Print the lines from the one that contains "Generate a Python" to the one that contains "import numpy as np", inclusive, exactly as they appear, and please drop any pictures.

= SUPPLIED DATA =
──────────────────────────────
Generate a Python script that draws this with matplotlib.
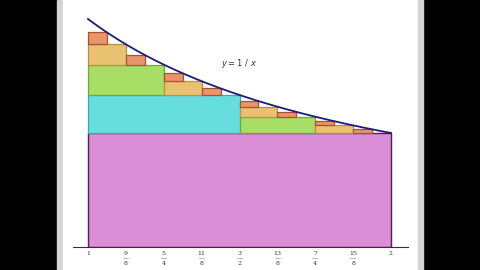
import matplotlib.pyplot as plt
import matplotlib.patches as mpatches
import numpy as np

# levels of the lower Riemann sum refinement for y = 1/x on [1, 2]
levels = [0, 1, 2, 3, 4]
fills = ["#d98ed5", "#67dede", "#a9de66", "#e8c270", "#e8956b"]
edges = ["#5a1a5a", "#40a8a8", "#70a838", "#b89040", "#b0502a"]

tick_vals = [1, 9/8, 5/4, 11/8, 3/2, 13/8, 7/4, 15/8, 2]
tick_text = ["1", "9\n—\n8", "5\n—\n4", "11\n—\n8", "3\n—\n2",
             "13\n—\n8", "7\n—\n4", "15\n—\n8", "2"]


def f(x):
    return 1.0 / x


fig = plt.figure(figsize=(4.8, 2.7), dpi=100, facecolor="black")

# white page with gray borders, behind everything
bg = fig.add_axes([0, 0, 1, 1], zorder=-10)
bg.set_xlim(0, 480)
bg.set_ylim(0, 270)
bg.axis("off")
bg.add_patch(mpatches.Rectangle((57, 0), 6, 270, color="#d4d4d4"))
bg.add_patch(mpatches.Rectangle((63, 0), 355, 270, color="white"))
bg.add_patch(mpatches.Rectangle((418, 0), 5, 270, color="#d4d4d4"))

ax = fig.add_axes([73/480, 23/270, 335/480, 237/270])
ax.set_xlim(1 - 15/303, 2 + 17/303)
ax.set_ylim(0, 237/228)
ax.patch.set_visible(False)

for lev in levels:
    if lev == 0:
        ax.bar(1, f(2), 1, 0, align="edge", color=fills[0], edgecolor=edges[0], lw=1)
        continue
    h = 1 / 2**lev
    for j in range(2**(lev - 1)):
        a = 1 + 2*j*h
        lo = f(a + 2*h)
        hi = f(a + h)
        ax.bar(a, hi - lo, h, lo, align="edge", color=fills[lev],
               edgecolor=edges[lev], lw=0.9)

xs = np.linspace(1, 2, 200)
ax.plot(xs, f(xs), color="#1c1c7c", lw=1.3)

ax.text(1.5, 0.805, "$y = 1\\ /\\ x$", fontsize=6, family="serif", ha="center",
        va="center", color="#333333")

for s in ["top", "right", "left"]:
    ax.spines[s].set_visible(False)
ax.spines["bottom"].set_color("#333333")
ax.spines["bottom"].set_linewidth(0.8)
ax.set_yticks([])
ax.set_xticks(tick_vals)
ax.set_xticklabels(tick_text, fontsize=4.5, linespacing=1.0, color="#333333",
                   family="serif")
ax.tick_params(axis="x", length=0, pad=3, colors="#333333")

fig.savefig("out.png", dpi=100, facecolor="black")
──────────────────────────────
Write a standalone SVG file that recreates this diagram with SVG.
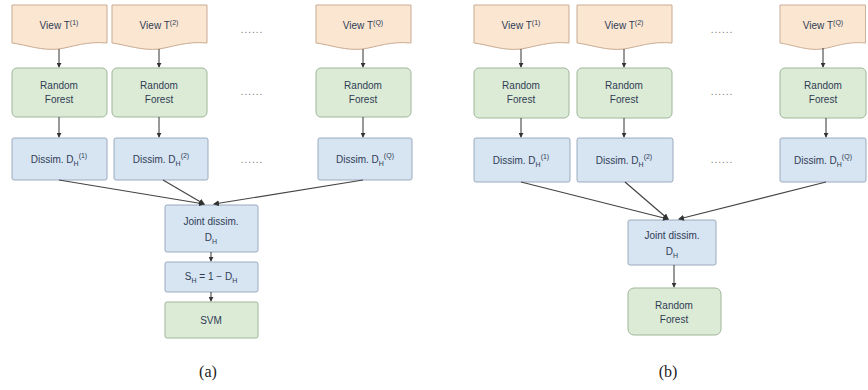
──────────────────────────────
= RESULT BELOW =
Generate a Python script that draws this with matplotlib.
import matplotlib.pyplot as plt
import matplotlib.patches as mpatches
import numpy as np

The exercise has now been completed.